WHAT IS BEING ASKED →
In the entries below, find the line containing "Give me the D3.js source for this chart." and the line containing "681, bottom: 272.5". Copy those two lines and everything between them exactly, and only that.

──────── GIVEN ENTRIES

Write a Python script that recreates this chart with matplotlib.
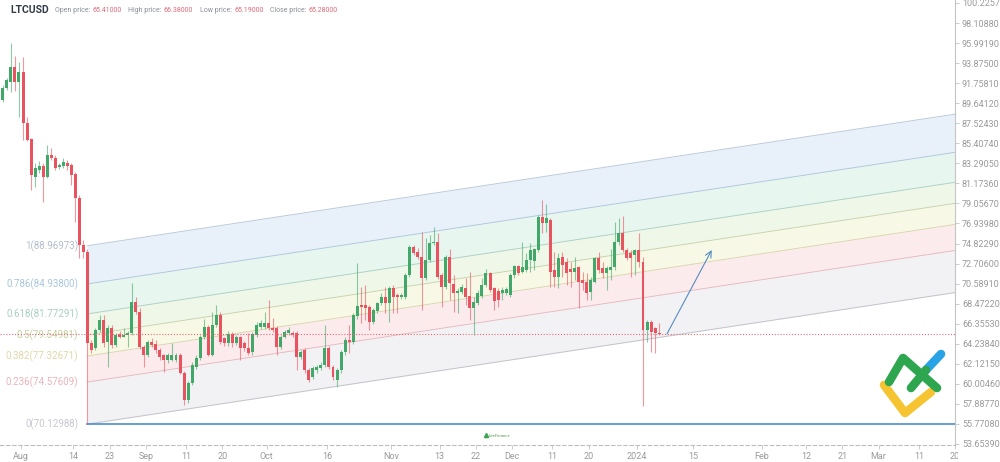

────────────────
──────── GIVEN ENTRIES

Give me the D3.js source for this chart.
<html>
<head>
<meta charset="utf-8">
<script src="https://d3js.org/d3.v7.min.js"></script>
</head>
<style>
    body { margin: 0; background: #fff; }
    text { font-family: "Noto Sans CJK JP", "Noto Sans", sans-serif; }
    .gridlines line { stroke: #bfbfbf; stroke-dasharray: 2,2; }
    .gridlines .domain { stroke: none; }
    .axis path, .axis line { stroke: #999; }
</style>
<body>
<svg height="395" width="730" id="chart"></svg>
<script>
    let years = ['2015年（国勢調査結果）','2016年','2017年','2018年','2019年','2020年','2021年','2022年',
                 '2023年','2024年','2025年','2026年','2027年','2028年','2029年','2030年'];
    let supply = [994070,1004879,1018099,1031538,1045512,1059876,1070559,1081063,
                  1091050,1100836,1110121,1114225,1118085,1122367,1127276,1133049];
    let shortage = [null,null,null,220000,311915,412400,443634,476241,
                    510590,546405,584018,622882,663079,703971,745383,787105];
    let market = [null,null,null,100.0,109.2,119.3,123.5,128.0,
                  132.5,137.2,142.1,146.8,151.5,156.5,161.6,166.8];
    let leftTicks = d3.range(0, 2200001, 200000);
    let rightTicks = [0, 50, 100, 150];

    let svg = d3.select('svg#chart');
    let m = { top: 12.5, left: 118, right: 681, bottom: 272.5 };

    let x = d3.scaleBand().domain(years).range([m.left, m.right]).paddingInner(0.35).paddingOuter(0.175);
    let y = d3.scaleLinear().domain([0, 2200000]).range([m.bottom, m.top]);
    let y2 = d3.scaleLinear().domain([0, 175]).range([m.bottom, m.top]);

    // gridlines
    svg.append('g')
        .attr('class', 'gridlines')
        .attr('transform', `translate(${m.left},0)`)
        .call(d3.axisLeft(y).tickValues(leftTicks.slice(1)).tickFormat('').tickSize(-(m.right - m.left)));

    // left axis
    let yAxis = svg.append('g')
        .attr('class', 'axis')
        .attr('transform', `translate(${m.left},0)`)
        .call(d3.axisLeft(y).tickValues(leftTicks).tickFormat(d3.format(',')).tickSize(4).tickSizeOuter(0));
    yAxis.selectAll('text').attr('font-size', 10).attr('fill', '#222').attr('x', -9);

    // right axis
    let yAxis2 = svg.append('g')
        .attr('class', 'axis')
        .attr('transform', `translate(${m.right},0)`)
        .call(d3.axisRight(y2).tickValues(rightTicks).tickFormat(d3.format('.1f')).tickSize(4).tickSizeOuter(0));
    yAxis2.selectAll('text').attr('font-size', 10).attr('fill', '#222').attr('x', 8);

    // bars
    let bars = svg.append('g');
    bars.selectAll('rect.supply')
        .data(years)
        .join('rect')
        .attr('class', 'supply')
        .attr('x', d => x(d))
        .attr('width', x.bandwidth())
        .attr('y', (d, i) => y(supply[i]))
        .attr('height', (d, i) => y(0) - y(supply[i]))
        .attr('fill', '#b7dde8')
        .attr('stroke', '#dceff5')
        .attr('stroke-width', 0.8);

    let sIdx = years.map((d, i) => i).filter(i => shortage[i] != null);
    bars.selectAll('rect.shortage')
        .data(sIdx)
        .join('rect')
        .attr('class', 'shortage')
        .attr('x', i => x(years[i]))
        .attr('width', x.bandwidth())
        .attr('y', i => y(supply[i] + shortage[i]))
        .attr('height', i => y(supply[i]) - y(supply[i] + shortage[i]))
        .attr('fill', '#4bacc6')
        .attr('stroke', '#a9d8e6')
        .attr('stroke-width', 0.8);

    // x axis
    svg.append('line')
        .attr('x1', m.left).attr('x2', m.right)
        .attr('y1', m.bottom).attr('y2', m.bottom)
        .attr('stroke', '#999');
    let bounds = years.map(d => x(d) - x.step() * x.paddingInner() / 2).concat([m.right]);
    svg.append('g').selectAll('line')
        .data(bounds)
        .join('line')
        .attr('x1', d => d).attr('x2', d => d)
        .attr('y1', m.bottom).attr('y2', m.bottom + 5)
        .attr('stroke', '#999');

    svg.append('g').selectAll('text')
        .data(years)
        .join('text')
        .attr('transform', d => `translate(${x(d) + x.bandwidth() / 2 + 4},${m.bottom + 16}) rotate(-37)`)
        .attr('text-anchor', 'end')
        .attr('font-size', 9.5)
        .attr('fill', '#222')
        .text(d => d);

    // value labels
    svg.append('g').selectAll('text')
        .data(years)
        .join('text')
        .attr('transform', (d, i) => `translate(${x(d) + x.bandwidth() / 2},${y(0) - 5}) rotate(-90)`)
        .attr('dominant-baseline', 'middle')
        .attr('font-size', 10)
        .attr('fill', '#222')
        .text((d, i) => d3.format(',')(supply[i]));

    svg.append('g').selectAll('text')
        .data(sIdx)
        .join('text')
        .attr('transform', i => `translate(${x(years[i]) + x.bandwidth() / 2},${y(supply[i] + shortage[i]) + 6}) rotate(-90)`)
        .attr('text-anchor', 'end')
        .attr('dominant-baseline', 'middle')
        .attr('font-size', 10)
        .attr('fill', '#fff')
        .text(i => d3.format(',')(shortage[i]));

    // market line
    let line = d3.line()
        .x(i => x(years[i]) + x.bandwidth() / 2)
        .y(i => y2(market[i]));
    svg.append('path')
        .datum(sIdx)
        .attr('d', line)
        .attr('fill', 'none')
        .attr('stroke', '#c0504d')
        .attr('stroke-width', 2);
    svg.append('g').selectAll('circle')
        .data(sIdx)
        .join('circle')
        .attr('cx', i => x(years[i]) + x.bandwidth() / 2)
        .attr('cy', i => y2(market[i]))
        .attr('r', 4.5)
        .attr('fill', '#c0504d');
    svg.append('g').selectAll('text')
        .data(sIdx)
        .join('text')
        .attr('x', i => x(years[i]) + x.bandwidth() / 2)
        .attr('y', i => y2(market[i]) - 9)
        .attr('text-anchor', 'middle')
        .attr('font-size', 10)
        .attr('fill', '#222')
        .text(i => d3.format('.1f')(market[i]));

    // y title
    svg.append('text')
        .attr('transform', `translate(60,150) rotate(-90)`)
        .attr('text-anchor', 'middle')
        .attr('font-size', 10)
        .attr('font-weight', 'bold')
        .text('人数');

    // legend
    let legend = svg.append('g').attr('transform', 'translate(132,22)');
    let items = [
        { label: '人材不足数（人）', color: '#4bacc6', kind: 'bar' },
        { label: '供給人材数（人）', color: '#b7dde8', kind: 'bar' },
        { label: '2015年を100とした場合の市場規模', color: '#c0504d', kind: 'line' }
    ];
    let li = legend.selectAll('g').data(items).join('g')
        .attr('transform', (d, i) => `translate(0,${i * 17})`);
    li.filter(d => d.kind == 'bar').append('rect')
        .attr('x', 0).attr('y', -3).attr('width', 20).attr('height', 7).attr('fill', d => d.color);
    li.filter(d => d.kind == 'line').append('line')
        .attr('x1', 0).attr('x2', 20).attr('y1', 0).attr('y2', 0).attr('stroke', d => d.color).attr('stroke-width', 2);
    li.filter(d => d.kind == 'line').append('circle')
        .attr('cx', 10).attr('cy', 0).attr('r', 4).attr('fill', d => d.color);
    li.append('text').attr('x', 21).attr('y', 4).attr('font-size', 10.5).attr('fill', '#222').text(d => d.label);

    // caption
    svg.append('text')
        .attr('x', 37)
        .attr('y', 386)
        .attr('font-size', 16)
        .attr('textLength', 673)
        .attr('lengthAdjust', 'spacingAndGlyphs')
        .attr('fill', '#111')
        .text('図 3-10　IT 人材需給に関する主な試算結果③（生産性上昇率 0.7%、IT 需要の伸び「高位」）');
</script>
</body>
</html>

────────────────

WRITTEN REPLY →
Give me the D3.js source for this chart.
<html>
<head>
<meta charset="utf-8">
<script src="https://d3js.org/d3.v7.min.js"></script>
</head>
<style>
    body { margin: 0; background: #fff; }
    text { font-family: "Noto Sans CJK JP", "Noto Sans", sans-serif; }
    .gridlines line { stroke: #bfbfbf; stroke-dasharray: 2,2; }
    .gridlines .domain { stroke: none; }
    .axis path, .axis line { stroke: #999; }
</style>
<body>
<svg height="395" width="730" id="chart"></svg>
<script>
    let years = ['2015年（国勢調査結果）','2016年','2017年','2018年','2019年','2020年','2021年','2022年',
                 '2023年','2024年','2025年','2026年','2027年','2028年','2029年','2030年'];
    let supply = [994070,1004879,1018099,1031538,1045512,1059876,1070559,1081063,
                  1091050,1100836,1110121,1114225,1118085,1122367,1127276,1133049];
    let shortage = [null,null,null,220000,311915,412400,443634,476241,
                    510590,546405,584018,622882,663079,703971,745383,787105];
    let market = [null,null,null,100.0,109.2,119.3,123.5,128.0,
                  132.5,137.2,142.1,146.8,151.5,156.5,161.6,166.8];
    let leftTicks = d3.range(0, 2200001, 200000);
    let rightTicks = [0, 50, 100, 150];

    let svg = d3.select('svg#chart');
    let m = { top: 12.5, left: 118, right: 681, bottom: 272.5 };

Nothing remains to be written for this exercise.